__Directions for this task__: Beginning at the first line of the data, print each line exactly, stopping after the line that contains "(datitle) at (600,391)".

__Rows__:
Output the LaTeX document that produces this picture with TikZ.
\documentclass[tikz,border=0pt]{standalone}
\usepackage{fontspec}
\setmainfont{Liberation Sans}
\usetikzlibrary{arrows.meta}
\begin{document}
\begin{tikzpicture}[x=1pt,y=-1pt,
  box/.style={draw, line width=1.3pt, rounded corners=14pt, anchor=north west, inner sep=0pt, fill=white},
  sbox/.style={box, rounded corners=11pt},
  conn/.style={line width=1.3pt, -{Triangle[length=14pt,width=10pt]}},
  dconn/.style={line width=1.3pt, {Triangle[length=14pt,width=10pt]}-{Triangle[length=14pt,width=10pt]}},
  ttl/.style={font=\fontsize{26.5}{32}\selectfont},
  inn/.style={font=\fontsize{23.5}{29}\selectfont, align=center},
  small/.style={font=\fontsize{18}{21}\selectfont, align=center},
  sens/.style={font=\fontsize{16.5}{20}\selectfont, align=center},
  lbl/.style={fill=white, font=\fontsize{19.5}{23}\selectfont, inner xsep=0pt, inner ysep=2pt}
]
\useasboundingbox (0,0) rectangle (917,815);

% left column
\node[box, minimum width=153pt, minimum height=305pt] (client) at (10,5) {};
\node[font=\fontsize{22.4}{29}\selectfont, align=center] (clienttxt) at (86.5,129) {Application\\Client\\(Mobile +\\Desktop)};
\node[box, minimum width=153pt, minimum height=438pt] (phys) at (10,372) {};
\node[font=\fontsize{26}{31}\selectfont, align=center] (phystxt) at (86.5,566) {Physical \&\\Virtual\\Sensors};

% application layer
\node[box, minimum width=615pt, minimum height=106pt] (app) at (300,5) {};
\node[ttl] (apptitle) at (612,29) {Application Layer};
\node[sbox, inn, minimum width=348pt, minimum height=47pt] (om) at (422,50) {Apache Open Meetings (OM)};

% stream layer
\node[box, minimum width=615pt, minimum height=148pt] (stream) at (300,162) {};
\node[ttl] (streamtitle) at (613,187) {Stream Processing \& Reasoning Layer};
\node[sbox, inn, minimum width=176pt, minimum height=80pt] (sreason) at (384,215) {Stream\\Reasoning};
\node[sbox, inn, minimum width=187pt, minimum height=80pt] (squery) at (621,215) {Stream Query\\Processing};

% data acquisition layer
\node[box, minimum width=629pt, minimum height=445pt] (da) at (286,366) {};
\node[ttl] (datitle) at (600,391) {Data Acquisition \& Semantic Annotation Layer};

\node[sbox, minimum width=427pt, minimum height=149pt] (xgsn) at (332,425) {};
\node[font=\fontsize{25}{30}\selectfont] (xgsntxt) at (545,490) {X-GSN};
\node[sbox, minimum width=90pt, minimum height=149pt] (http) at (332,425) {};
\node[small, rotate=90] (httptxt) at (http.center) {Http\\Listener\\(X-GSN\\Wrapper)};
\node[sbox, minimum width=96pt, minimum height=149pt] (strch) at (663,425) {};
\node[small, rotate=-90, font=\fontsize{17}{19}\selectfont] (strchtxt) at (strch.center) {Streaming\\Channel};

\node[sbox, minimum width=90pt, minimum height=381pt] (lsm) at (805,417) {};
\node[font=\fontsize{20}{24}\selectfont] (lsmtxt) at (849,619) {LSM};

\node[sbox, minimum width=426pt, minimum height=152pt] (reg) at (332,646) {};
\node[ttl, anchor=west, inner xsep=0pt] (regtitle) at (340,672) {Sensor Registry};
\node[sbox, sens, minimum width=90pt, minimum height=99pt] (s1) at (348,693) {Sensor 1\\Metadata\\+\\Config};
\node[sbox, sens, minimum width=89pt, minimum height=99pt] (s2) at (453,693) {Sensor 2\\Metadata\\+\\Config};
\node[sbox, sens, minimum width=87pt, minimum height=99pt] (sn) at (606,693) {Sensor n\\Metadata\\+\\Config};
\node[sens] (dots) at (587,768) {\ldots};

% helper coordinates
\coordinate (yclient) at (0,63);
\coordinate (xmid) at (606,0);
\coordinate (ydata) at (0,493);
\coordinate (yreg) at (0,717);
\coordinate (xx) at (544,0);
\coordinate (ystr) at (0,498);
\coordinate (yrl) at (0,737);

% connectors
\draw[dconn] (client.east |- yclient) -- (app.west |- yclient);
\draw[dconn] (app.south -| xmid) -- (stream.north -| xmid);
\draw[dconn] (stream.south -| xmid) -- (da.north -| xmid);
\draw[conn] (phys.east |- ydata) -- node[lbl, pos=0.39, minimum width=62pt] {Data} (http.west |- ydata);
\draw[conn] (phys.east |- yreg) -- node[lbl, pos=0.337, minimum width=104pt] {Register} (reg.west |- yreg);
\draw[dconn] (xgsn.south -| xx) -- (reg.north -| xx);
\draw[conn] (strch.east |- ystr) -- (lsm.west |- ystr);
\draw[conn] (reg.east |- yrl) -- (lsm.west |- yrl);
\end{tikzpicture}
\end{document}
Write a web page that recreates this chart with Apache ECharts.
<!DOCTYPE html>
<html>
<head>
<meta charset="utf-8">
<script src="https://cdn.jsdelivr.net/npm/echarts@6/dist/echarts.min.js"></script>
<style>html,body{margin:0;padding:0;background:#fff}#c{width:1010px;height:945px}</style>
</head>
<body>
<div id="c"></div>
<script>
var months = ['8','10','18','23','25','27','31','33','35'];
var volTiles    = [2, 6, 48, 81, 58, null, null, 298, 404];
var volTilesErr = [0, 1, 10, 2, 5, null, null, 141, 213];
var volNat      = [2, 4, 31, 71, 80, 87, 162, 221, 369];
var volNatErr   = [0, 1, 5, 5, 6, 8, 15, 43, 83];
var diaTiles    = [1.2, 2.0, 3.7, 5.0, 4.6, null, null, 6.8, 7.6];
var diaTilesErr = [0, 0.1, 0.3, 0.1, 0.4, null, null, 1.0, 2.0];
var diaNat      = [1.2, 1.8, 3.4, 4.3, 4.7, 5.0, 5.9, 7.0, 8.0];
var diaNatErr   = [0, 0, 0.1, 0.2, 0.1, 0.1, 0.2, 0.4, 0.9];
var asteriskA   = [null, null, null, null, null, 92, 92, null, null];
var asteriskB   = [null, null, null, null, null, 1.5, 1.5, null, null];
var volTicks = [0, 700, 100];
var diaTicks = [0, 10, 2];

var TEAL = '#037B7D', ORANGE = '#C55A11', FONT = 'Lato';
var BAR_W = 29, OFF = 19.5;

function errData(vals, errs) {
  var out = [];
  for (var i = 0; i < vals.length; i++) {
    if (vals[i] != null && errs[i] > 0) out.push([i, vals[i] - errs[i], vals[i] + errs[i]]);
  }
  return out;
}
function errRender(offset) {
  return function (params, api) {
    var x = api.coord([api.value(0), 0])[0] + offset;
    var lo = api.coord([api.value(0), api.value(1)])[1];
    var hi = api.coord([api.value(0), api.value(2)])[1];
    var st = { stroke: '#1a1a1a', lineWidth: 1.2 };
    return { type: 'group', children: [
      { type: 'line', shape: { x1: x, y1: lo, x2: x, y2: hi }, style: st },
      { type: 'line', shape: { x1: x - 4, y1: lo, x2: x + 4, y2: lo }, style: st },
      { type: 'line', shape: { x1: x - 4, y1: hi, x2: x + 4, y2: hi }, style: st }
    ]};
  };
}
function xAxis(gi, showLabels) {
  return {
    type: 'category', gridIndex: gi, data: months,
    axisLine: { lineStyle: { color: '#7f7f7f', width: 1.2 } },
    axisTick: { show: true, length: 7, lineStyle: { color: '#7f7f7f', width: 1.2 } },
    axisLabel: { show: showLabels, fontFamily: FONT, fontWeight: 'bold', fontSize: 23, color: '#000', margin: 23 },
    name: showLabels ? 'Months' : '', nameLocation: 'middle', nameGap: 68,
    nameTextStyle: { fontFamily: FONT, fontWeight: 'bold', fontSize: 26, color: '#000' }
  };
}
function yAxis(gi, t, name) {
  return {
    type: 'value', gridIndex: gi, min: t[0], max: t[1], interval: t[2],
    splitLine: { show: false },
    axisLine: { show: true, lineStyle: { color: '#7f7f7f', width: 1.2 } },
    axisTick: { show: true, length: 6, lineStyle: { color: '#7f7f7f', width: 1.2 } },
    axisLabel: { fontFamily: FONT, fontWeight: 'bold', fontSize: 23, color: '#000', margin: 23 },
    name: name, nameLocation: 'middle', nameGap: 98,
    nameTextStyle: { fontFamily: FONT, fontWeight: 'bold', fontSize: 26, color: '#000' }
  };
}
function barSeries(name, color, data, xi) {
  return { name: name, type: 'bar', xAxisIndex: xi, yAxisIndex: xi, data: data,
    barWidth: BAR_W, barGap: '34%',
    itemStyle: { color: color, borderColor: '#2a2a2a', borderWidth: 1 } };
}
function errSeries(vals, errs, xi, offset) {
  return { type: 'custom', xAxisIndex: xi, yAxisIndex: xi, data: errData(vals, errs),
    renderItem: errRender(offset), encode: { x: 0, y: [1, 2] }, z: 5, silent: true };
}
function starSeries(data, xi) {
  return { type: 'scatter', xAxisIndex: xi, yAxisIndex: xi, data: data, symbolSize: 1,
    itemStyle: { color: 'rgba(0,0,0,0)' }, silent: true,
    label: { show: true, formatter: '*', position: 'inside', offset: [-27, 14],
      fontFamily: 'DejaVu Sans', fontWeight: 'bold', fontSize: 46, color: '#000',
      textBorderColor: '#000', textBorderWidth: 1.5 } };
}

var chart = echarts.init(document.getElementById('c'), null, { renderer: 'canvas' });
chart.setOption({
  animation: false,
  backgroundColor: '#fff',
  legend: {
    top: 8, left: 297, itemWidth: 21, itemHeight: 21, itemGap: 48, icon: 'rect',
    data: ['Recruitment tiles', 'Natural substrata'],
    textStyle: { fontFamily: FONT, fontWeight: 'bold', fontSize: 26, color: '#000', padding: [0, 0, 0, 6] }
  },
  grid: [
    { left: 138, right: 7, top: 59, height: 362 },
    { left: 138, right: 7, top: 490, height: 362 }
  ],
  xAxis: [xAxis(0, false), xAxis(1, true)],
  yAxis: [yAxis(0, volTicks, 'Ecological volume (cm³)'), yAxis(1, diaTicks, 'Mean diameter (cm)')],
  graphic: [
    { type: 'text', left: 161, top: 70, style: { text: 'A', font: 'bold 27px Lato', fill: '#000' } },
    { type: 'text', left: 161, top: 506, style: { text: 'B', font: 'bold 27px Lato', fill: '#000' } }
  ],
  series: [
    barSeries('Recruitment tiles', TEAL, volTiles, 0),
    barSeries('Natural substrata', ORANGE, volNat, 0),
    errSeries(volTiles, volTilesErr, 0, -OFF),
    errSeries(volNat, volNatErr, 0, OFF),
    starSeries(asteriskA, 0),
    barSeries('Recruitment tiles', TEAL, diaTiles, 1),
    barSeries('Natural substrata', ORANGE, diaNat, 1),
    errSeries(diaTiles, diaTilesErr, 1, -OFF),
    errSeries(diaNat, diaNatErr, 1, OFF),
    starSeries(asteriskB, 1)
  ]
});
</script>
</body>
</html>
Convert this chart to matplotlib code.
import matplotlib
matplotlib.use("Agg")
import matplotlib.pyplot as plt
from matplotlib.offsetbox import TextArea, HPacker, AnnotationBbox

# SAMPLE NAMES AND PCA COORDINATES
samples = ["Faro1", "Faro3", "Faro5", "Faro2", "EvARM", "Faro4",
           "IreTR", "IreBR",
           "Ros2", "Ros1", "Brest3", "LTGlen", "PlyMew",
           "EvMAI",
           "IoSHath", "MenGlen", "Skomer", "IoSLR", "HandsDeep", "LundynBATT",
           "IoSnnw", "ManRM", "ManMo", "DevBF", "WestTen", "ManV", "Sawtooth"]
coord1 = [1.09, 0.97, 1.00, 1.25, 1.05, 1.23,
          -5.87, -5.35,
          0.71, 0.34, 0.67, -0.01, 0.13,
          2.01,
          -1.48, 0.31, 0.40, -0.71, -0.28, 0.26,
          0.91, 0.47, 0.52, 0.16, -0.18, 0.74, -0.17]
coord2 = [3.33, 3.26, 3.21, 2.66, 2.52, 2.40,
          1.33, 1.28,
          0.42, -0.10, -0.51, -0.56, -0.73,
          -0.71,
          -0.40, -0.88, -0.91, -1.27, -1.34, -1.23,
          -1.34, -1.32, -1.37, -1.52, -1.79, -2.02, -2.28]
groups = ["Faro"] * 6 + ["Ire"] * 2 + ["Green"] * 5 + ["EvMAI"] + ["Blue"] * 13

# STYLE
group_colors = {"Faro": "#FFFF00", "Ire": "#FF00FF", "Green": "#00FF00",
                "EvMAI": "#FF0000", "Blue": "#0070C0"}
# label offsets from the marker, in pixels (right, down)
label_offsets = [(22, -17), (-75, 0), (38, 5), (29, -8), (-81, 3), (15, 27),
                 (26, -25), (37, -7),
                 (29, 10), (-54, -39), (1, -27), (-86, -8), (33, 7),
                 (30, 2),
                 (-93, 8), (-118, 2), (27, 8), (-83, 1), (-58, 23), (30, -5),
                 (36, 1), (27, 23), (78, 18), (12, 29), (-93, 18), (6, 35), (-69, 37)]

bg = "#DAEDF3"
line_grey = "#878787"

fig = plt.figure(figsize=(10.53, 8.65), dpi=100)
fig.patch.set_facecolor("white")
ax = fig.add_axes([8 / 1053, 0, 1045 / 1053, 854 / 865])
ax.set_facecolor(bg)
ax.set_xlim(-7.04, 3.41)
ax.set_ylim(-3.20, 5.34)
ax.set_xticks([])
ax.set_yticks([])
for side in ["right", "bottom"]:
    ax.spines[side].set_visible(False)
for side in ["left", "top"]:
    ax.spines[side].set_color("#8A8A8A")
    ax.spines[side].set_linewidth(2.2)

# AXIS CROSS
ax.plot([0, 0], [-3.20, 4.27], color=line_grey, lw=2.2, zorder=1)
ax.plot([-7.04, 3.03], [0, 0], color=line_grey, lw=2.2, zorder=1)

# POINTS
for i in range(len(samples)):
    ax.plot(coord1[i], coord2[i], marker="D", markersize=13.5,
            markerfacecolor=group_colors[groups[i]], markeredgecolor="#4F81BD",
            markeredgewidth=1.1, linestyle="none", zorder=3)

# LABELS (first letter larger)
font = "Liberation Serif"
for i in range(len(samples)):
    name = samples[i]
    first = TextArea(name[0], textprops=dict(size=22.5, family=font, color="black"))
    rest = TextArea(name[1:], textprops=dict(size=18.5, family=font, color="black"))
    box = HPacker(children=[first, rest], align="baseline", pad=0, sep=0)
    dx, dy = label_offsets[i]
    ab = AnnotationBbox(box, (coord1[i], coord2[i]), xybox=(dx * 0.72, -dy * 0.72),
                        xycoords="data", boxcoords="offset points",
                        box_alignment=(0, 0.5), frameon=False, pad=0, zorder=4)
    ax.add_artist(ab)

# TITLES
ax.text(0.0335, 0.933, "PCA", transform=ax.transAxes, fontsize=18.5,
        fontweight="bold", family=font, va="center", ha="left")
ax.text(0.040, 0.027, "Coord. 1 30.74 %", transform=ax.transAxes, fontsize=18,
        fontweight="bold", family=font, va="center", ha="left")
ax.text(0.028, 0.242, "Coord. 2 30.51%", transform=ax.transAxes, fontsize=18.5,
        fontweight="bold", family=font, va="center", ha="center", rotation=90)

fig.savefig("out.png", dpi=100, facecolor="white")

__Written answer__:
Output the LaTeX document that produces this picture with TikZ.
\documentclass[tikz,border=0pt]{standalone}
\usepackage{fontspec}
\setmainfont{Liberation Sans}
\usetikzlibrary{arrows.meta}
\begin{document}
\begin{tikzpicture}[x=1pt,y=-1pt,
  box/.style={draw, line width=1.3pt, rounded corners=14pt, anchor=north west, inner sep=0pt, fill=white},
  sbox/.style={box, rounded corners=11pt},
  conn/.style={line width=1.3pt, -{Triangle[length=14pt,width=10pt]}},
  dconn/.style={line width=1.3pt, {Triangle[length=14pt,width=10pt]}-{Triangle[length=14pt,width=10pt]}},
  ttl/.style={font=\fontsize{26.5}{32}\selectfont},
  inn/.style={font=\fontsize{23.5}{29}\selectfont, align=center},
  small/.style={font=\fontsize{18}{21}\selectfont, align=center},
  sens/.style={font=\fontsize{16.5}{20}\selectfont, align=center},
  lbl/.style={fill=white, font=\fontsize{19.5}{23}\selectfont, inner xsep=0pt, inner ysep=2pt}
]
\useasboundingbox (0,0) rectangle (917,815);

% left column
\node[box, minimum width=153pt, minimum height=305pt] (client) at (10,5) {};
\node[font=\fontsize{22.4}{29}\selectfont, align=center] (clienttxt) at (86.5,129) {Application\\Client\\(Mobile +\\Desktop)};
\node[box, minimum width=153pt, minimum height=438pt] (phys) at (10,372) {};
\node[font=\fontsize{26}{31}\selectfont, align=center] (phystxt) at (86.5,566) {Physical \&\\Virtual\\Sensors};

% application layer
\node[box, minimum width=615pt, minimum height=106pt] (app) at (300,5) {};
\node[ttl] (apptitle) at (612,29) {Application Layer};
\node[sbox, inn, minimum width=348pt, minimum height=47pt] (om) at (422,50) {Apache Open Meetings (OM)};

% stream layer
\node[box, minimum width=615pt, minimum height=148pt] (stream) at (300,162) {};
\node[ttl] (streamtitle) at (613,187) {Stream Processing \& Reasoning Layer};
\node[sbox, inn, minimum width=176pt, minimum height=80pt] (sreason) at (384,215) {Stream\\Reasoning};
\node[sbox, inn, minimum width=187pt, minimum height=80pt] (squery) at (621,215) {Stream Query\\Processing};

% data acquisition layer
\node[box, minimum width=629pt, minimum height=445pt] (da) at (286,366) {};
\node[ttl] (datitle) at (600,391) {Data Acquisition \& Semantic Annotation Layer};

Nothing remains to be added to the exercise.